* Data for the task:
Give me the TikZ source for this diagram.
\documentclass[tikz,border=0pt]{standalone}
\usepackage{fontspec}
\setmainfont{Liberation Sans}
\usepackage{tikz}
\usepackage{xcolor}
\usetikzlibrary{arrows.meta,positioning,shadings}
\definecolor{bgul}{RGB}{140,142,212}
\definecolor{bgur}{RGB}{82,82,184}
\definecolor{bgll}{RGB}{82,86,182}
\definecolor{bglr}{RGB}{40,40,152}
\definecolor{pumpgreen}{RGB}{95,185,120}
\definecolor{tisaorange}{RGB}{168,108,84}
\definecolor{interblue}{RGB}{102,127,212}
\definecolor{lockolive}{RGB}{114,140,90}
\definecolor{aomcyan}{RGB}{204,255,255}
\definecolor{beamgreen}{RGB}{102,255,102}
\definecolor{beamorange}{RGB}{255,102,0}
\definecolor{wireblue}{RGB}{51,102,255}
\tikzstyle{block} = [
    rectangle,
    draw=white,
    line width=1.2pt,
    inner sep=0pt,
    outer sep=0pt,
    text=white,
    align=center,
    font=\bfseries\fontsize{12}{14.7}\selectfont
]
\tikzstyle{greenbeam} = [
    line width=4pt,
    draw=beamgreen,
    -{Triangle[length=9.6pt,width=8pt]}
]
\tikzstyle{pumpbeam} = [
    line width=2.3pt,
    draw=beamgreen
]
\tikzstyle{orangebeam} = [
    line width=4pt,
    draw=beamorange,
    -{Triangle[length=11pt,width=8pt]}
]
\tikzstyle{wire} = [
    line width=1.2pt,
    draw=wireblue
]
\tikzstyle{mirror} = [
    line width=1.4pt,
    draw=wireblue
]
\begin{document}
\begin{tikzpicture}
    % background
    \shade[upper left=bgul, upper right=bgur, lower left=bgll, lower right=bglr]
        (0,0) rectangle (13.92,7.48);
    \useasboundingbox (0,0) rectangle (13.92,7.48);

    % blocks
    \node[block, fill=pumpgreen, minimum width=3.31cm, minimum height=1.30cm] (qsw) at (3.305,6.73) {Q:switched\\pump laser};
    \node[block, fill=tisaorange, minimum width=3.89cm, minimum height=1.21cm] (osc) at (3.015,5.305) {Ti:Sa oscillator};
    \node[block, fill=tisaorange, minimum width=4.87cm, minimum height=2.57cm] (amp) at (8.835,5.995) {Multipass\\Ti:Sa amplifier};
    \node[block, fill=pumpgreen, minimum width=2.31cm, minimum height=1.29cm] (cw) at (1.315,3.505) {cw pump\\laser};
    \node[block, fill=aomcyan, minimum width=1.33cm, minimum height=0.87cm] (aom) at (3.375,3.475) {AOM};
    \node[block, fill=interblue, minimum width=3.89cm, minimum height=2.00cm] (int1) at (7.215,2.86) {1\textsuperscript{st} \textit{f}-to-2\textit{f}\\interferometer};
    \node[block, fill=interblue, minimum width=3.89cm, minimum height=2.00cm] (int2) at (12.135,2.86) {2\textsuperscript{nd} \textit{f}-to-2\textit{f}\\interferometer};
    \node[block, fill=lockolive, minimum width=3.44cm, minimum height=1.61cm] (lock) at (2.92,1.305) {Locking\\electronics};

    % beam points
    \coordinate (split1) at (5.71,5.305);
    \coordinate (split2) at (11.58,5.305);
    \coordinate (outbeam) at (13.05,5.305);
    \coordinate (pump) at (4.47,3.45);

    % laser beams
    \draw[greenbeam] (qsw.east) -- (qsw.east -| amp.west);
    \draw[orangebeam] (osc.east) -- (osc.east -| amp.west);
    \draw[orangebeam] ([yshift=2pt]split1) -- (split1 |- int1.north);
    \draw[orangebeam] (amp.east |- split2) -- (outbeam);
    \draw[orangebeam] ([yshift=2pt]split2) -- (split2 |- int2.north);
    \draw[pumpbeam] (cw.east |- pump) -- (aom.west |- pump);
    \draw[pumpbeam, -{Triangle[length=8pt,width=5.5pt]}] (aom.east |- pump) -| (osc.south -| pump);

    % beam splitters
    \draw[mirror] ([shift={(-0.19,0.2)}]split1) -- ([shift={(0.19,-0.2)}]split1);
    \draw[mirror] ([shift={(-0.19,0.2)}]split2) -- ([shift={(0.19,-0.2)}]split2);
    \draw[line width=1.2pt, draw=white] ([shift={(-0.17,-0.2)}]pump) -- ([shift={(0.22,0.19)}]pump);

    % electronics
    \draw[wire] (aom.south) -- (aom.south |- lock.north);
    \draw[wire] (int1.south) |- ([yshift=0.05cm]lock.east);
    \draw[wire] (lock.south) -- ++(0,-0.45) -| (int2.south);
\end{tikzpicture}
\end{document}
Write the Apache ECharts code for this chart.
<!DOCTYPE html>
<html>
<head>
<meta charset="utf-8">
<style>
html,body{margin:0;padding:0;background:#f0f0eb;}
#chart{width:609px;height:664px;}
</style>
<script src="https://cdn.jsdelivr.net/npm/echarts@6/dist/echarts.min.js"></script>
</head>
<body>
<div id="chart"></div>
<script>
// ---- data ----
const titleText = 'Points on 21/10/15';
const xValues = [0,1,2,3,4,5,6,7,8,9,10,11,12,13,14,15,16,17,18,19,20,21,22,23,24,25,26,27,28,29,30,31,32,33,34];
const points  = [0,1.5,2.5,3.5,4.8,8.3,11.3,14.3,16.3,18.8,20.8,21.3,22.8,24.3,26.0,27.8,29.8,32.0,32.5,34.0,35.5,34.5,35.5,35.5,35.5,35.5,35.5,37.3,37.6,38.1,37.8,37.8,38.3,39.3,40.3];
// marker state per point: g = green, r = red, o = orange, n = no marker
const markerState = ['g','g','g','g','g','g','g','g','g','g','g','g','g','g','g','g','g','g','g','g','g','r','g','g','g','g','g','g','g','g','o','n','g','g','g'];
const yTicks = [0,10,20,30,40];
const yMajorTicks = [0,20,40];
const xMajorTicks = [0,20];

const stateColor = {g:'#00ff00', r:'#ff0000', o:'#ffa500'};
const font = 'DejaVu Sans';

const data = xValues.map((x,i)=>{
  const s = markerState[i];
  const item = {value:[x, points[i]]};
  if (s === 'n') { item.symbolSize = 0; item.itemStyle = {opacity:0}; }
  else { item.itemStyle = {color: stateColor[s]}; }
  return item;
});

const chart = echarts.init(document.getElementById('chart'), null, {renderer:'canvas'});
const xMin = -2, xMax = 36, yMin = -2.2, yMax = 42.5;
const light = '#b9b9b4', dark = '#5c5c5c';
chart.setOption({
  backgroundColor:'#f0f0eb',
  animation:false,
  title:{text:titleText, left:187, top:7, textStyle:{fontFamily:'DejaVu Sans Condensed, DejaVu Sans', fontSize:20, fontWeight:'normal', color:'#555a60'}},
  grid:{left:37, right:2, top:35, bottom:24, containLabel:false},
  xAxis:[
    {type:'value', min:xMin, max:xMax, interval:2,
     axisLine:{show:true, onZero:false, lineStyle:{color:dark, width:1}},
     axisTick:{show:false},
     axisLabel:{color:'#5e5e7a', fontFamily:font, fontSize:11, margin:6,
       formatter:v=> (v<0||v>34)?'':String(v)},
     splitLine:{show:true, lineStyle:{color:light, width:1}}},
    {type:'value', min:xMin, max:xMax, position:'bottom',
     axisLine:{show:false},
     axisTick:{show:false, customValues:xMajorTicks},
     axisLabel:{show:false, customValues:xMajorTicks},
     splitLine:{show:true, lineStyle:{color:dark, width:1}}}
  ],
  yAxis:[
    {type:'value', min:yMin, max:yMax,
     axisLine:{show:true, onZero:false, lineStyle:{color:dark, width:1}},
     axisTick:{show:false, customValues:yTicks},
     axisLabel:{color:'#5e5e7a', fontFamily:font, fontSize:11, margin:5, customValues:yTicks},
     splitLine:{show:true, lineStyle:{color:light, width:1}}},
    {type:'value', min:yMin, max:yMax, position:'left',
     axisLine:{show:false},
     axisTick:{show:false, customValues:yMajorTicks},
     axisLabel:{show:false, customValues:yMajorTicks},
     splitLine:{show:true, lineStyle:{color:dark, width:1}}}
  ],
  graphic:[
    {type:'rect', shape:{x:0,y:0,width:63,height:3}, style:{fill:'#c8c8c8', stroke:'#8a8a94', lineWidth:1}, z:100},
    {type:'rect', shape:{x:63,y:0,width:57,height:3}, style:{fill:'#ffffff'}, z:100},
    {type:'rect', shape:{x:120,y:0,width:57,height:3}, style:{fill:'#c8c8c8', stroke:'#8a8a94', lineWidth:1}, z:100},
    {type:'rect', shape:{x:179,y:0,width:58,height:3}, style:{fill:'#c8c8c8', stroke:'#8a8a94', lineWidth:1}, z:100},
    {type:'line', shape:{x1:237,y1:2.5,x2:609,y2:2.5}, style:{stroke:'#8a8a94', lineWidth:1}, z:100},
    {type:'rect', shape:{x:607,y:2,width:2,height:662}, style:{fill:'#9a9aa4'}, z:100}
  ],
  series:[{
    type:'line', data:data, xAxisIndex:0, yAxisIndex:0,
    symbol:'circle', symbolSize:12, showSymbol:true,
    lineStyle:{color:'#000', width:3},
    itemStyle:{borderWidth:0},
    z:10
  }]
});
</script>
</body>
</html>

* Problem description: Identify the lines of the entries containing the string "this". Copy each such line.

* Right answer:
Give me the TikZ source for this diagram.
Write the Apache ECharts code for this chart.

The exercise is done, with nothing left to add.